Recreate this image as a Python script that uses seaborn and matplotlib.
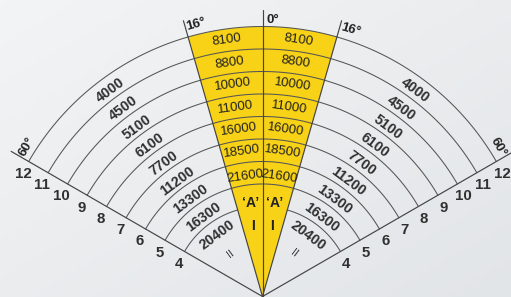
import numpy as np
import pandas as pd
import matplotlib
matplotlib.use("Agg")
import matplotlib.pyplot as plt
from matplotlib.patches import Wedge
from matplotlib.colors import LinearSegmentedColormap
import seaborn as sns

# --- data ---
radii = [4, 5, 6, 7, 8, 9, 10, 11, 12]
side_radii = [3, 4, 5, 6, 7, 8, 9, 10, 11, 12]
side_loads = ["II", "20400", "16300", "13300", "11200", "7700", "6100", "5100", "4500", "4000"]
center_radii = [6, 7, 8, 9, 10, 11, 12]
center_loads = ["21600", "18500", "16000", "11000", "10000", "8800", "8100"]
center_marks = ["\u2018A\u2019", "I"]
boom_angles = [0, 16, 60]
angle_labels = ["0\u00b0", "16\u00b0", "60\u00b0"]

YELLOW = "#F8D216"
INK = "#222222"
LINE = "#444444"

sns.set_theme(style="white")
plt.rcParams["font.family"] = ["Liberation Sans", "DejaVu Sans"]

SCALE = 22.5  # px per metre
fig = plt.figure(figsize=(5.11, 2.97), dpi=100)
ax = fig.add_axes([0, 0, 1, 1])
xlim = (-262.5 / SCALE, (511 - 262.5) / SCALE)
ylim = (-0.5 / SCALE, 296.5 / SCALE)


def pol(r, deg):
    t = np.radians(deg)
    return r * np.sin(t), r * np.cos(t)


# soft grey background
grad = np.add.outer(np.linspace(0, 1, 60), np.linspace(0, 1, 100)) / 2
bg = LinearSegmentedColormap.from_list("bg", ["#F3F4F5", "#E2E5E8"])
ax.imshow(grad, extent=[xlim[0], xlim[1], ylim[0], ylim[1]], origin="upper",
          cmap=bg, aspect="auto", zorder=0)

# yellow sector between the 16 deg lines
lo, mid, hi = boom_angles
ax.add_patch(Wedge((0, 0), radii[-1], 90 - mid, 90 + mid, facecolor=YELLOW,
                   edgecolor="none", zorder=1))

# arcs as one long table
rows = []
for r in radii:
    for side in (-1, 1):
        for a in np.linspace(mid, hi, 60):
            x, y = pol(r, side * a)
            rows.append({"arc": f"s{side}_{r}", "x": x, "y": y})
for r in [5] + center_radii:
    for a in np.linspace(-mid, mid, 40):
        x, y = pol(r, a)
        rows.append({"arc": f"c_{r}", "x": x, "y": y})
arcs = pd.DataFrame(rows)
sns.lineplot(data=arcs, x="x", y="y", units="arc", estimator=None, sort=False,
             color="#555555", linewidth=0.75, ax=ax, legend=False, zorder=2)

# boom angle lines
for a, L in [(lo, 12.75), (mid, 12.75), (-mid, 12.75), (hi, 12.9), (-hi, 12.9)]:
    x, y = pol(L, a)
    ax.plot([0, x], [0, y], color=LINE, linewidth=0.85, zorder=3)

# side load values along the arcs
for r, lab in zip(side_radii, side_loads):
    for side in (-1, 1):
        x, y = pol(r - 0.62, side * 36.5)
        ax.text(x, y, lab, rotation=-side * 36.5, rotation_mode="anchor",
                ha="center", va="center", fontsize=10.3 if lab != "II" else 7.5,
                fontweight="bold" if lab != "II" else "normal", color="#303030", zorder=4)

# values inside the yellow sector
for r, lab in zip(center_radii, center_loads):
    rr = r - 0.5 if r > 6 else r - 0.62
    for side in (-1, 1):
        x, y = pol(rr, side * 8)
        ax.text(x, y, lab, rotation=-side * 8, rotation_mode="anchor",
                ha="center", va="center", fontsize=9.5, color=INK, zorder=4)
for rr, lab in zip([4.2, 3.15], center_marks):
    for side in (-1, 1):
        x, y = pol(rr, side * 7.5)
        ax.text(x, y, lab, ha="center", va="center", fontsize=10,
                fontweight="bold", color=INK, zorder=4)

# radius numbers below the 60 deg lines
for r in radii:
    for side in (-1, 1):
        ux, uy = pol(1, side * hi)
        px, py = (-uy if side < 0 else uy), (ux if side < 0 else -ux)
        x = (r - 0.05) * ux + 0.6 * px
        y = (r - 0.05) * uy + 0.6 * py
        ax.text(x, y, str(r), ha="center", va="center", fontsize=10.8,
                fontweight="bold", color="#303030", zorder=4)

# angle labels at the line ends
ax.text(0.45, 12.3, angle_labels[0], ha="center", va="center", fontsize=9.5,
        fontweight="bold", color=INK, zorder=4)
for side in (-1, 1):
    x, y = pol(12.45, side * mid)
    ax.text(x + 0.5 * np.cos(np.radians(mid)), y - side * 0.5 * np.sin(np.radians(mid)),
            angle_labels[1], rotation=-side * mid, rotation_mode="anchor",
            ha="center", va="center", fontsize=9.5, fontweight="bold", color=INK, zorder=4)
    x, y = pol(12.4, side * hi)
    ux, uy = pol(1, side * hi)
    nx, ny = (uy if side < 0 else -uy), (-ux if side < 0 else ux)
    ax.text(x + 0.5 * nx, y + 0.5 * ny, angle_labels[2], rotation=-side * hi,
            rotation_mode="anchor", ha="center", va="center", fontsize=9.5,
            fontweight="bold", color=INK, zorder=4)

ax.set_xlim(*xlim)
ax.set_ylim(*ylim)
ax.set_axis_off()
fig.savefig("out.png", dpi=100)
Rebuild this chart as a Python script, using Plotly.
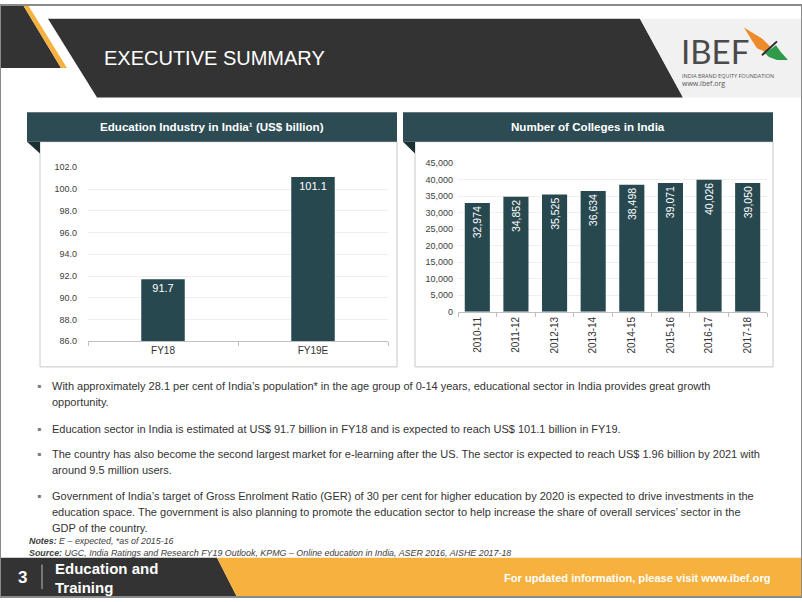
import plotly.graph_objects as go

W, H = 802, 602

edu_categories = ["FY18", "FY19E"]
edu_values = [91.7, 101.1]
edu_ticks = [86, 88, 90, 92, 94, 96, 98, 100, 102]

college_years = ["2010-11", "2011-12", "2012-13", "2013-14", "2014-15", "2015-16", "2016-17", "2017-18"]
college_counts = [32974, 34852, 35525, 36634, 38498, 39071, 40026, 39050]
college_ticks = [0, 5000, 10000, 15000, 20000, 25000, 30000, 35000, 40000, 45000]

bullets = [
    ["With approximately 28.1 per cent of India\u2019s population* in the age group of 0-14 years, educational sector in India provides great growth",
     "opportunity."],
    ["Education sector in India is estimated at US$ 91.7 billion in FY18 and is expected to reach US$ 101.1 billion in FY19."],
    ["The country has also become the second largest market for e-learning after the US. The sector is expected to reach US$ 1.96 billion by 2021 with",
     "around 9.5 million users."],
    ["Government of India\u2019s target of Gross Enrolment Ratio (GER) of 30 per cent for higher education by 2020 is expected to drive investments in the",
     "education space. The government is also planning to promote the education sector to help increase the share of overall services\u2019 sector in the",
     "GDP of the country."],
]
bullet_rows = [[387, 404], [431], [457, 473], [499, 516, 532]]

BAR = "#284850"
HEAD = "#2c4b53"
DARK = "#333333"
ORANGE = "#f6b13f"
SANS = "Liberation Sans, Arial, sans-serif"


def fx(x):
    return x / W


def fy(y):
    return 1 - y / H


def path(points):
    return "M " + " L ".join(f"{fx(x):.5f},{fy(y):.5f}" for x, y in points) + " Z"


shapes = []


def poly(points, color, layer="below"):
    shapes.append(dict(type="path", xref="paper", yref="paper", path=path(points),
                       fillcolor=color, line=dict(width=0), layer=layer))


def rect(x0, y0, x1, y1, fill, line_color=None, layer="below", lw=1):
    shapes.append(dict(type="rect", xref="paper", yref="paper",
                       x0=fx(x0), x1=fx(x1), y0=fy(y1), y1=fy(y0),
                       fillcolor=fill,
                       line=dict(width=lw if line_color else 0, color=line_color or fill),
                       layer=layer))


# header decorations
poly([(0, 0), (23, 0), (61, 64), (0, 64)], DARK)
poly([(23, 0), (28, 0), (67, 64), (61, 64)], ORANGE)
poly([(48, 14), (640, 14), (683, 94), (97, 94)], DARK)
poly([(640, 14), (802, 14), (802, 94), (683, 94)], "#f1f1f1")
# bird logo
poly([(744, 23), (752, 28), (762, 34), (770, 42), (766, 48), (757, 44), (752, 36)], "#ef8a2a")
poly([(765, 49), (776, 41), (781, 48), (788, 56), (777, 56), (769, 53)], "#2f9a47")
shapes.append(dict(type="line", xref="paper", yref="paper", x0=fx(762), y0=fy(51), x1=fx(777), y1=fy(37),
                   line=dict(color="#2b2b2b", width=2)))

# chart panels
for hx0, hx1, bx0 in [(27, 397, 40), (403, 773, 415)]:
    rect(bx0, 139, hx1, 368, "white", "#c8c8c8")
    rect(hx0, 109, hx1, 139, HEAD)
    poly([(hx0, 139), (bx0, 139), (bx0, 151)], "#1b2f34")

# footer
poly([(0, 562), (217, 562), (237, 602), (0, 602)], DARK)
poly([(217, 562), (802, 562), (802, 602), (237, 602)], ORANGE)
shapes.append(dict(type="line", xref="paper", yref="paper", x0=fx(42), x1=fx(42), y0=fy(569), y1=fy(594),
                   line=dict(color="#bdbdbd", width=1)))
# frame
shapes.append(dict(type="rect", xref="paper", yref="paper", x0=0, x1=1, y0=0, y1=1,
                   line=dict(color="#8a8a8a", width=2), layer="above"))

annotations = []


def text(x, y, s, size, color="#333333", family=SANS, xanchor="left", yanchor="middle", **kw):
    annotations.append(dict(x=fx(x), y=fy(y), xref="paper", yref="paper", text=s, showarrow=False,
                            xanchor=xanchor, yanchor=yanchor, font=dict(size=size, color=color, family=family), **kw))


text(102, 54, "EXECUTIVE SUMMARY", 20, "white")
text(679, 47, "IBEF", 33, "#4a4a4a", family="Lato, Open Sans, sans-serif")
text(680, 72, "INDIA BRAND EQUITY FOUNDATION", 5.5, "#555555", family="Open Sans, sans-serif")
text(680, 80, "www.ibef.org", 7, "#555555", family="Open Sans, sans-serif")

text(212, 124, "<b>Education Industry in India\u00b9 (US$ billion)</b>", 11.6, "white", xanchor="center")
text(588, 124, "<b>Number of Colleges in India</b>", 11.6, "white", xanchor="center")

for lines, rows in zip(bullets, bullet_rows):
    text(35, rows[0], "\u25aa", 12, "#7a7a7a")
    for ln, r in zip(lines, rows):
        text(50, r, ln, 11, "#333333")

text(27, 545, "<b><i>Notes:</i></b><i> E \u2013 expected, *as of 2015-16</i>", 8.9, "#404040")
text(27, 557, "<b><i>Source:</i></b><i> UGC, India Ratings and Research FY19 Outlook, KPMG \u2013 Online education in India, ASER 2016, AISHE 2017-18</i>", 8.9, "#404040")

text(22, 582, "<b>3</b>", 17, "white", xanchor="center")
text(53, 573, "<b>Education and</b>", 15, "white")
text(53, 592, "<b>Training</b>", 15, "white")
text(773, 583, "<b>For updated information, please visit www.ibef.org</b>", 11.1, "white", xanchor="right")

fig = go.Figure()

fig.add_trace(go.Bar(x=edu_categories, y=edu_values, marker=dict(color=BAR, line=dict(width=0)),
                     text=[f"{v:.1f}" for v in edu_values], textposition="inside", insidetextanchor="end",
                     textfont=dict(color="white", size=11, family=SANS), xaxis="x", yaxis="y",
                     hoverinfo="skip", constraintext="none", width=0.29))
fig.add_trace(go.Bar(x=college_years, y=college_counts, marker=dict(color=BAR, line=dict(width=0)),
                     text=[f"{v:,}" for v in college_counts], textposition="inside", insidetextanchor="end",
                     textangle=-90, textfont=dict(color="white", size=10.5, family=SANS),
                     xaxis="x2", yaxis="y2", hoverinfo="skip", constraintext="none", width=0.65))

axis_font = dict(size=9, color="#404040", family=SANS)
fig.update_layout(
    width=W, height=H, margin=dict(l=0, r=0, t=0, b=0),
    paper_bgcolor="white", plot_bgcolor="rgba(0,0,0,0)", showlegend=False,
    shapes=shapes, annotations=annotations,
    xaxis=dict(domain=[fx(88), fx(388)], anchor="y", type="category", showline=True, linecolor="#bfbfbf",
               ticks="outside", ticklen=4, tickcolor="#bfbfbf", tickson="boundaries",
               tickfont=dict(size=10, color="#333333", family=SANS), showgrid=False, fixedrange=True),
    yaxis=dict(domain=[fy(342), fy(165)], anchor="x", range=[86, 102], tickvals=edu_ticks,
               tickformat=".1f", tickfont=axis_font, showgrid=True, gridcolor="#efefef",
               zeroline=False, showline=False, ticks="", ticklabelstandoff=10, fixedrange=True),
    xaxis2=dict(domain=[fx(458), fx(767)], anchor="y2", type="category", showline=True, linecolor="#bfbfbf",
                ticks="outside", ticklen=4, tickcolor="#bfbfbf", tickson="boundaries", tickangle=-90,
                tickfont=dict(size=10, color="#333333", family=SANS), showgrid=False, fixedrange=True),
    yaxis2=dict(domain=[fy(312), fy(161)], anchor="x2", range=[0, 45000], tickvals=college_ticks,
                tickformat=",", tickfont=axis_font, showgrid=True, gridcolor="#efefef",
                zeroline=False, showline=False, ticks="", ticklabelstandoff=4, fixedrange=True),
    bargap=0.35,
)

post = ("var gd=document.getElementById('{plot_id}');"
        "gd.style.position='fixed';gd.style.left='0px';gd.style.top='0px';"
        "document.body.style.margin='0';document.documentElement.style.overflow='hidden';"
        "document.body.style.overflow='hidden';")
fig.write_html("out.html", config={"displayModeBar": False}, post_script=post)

================================

▸ Set problem:
Of all the lines in the listing above, how many contain the word "matplotlib"? Answer with the number alone.

▸ Full response:
6